We’ve all seen them — those rooms that appear to be well put together but are nonetheless lacking some elusive component. We don’t know exactly what’s wrong, just that something about the decor scheme isn’t quite working. Professional decorators, however, would be able to pinpoint the problem in an instant — and the answer would most likely be that the room lacked clear cut focal points.
Here’s how average homeowners can create appealing focal points in their indoor living spaces:
Colors and Accessories
If you’ve got a favorite piece of wall art, this is a natural focal point — but don’t stop at the piece itself. Even the best paintings, prints, or wall tapestry hangings don’t look their best if they’re placed on a plain wall with no other embellishments. Consider, for instance, adding some ceramic pieces in a contrasting or complementary color to nearby shelving as a way to unify the area, or perhaps a large vase placed nearby containing several decorative plumes.
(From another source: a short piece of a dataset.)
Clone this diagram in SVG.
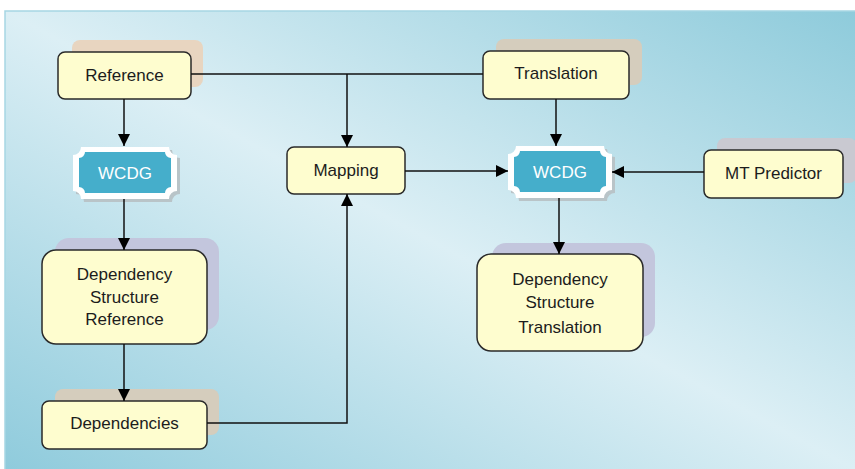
<svg xmlns="http://www.w3.org/2000/svg" width="855" height="469" viewBox="0 0 855 469">
<defs>
<linearGradient id="bg" x1="0" y1="1" x2="1" y2="0">
<stop offset="0" stop-color="#8fcbdc"/>
<stop offset="0.5" stop-color="#dcEFF5"/>
<stop offset="1" stop-color="#8ecbdb"/>
</linearGradient>
<marker id="ah" viewBox="0 0 12 12" refX="12" refY="6" markerWidth="12" markerHeight="12" markerUnits="userSpaceOnUse" orient="auto">
<path d="M0,0 L12,6 L0,12 Z" fill="#000"/>
</marker>
</defs>
<style>
.box{fill:#fefdcf;stroke:#2a2a2a;stroke-width:1.5}
.t{font-family:"Liberation Sans",Arial,sans-serif;font-size:17px;fill:#1c1c1c;text-anchor:middle}
.tw{font-family:"Liberation Sans",Arial,sans-serif;font-size:17px;fill:#ffffff;text-anchor:middle}
.c{fill:none;stroke:#111;stroke-width:1.5}
.sh-peach{fill:#e8d5c0}
.sh-beige{fill:#d5cdbd}
.sh-grey{fill:#c9c9d1}
.sh-lav{fill:#c3c6dd}
.wout{fill:#ffffff}
.win{fill:#45aecb}
.wsh{fill:#b9c4c8}
</style>
<rect x="5" y="11" width="851" height="459" fill="url(#bg)" stroke="#a6d6e3" stroke-width="1.5"/>

<g id="reference">
<rect class="sh-peach" x="72" y="40" width="131" height="47" rx="8"/>
<rect class="box" x="58" y="52" width="133" height="47" rx="7"/>
<text class="t" x="124.5" y="81">Reference</text>
</g>

<g id="translation">
<rect class="sh-beige" x="496" y="39" width="146" height="46" rx="8"/>
<rect class="box" x="483" y="51" width="146" height="48" rx="7"/>
<text class="t" x="556" y="79">Translation</text>
</g>

<g id="mapping">
<rect class="box" x="287" y="147" width="118" height="47" rx="7"/>
<text class="t" x="346" y="176">Mapping</text>
</g>

<g id="mt-predictor">
<rect class="sh-grey" x="717" y="138" width="140" height="45" rx="8"/>
<rect class="box" x="704" y="150" width="139" height="48" rx="7"/>
<text class="t" x="773.5" y="179">MT Predictor</text>
</g>

<g id="wcdg-left">
<path class="wsh" d="M84,150 H172 A8,8 0 0 0 180,158 V194 A8,8 0 0 0 172,202 H84 A8,8 0 0 0 76,194 V158 A8,8 0 0 0 84,150 Z"/>
<path class="wout" d="M81,147 H169 A8,8 0 0 0 177,155 V191 A8,8 0 0 0 169,199 H81 A8,8 0 0 0 73,191 V155 A8,8 0 0 0 81,147 Z"/>
<path class="win" d="M85,152 H165 A6,6 0 0 0 171,158 V187 A6,6 0 0 0 165,193 H85 A6,6 0 0 0 79,187 V158 A6,6 0 0 0 85,152 Z"/>
<text class="tw" x="125" y="179">WCDG</text>
</g>

<g id="wcdg-right">
<path class="wsh" d="M519,149 H607 A8,8 0 0 0 615,157 V193 A8,8 0 0 0 607,201 H519 A8,8 0 0 0 511,193 V157 A8,8 0 0 0 519,149 Z"/>
<path class="wout" d="M516,146 H604 A8,8 0 0 0 612,154 V190 A8,8 0 0 0 604,198 H516 A8,8 0 0 0 508,190 V154 A8,8 0 0 0 516,146 Z"/>
<path class="win" d="M520,151 H600 A6,6 0 0 0 606,157 V186 A6,6 0 0 0 600,192 H520 A6,6 0 0 0 514,186 V157 A6,6 0 0 0 520,151 Z"/>
<text class="tw" x="560" y="178">WCDG</text>
</g>

<g id="dep-struct-ref">
<rect class="sh-lav" x="55" y="238" width="164" height="92" rx="14"/>
<rect class="box" x="42" y="250" width="165" height="94" rx="14"/>
<text class="t" x="124.5" y="280">Dependency</text>
<text class="t" x="124.5" y="303">Structure</text>
<text class="t" x="124.5" y="325">Reference</text>
</g>

<g id="dependencies">
<rect class="sh-beige" x="55" y="389" width="164" height="46" rx="8"/>
<rect class="box" x="42" y="401" width="165" height="48" rx="7"/>
<text class="t" x="124.5" y="429">Dependencies</text>
</g>

<g id="dep-struct-trans">
<rect class="sh-lav" x="492" y="243" width="163" height="94" rx="14"/>
<rect class="box" x="477" y="254" width="166" height="97" rx="14"/>
<text class="t" x="560" y="285">Dependency</text>
<text class="t" x="560" y="308">Structure</text>
<text class="t" x="560" y="333">Translation</text>
</g>

<g id="connectors">
<path class="c" d="M191,74 H483"/>
<path class="c" d="M347,74 V147" marker-end="url(#ah)"/>
<path class="c" d="M124,99 V146" marker-end="url(#ah)"/>
<path class="c" d="M124,199 V250" marker-end="url(#ah)"/>
<path class="c" d="M124,344 V401" marker-end="url(#ah)"/>
<path class="c" d="M207,423 H347 V194" marker-end="url(#ah)"/>
<path class="c" d="M405,171 H508" marker-end="url(#ah)"/>
<path class="c" d="M556,99 V146" marker-end="url(#ah)"/>
<path class="c" d="M704,172 H612" marker-end="url(#ah)"/>
<path class="c" d="M559,198 V254" marker-end="url(#ah)"/>
</g>
</svg>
Another natural focal point is the seating area. Most furniture is in neutral tones, but items such as colorful throw pillows can pull it all together. In the case of dining areas, the right table linens can turn an otherwise bland area into a focal point, particularly when accompanied by accessories such as floral bouquets and other tabletop accents.
Fireplaces, Bay Windows, and Other Built-Ins
Some rooms contain obvious focal points such as fireplaces or bay windows that have been built into the rooms. Even these areas, however, need some enhancements — a fireplace without adornments of some type on the mantel looks bland and neglected. Hanging a piece of attractive artwork over the fireplace is an excellent way to further draw the eye to this area, and bay windows cry out for plants, soft cushions and other inviting accents.
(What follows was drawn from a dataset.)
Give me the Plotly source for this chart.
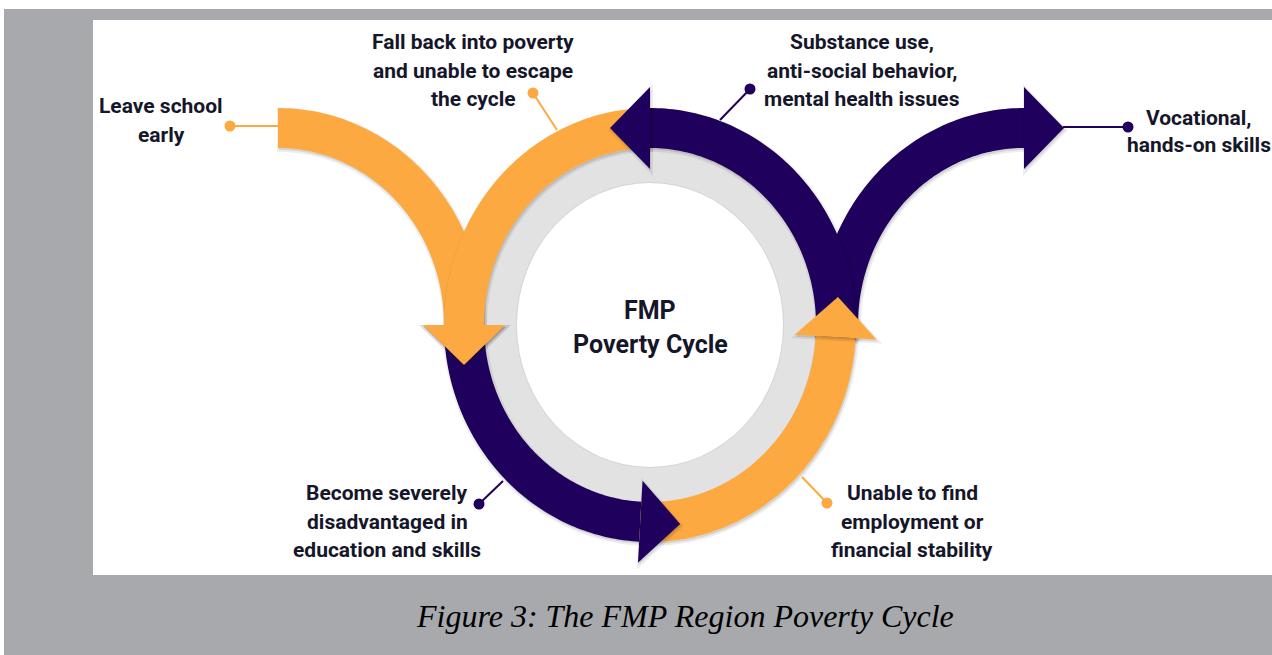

Window treatments are also important when creating focal points. For instance, a large picture window may reveal an incredible view, but it’s still going to look a bit bland if left unadorned. Naturally, you don’t want a heavy window treatment that is going to detract from the view, so keep things light and airy in this area with perhaps some colored blinds to pull after the sun goes down or when you want some privacy.
Walls and Floors
If you don’t have a built in focal point in the room such as a fireplace or bay window, you can create one by having bookcases installed on one of the walls, hanging a large, colorful wall tapestry, or perhaps creating an accent wall using paint and texturing techniques.
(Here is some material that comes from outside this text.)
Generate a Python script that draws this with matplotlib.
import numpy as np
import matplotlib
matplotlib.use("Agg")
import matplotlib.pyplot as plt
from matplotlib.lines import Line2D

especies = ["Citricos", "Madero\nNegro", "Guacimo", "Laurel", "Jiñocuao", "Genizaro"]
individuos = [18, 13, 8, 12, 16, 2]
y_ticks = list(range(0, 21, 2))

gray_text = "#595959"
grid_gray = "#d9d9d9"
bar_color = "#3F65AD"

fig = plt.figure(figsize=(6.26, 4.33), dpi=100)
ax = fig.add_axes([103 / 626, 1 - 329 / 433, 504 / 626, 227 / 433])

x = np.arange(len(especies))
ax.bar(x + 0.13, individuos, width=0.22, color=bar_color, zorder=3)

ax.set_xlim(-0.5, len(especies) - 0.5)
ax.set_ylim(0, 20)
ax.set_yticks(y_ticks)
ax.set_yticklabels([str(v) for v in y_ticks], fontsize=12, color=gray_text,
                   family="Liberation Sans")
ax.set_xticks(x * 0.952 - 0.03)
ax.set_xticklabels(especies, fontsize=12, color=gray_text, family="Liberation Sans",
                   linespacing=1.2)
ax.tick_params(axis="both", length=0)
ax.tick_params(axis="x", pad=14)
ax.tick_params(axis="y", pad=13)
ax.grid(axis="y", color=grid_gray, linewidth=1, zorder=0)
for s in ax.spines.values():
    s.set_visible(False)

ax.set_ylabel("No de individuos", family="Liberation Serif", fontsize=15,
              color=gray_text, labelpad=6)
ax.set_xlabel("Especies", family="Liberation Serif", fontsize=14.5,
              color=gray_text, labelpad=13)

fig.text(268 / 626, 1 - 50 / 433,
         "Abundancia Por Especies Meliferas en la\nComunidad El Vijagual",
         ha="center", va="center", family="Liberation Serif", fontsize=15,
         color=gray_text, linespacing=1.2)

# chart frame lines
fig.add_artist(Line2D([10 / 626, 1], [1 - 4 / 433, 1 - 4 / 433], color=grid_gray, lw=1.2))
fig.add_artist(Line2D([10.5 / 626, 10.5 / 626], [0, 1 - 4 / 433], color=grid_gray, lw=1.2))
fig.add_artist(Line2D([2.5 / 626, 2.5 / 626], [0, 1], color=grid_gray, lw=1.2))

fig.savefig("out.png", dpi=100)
Seating areas can also be pulled together as a focal point by placing an eye-catching rug among the main grouping of furniture. For instance, if there is a sofa and a couple of chairs in the middle of the room, a colorful rug placed in the open area in front of them will pull it all together in an appealing way.
One of the most important aspects of focal points is that the average room can only contain one or two before it simply looks too busy, so choose focal points wisely and well.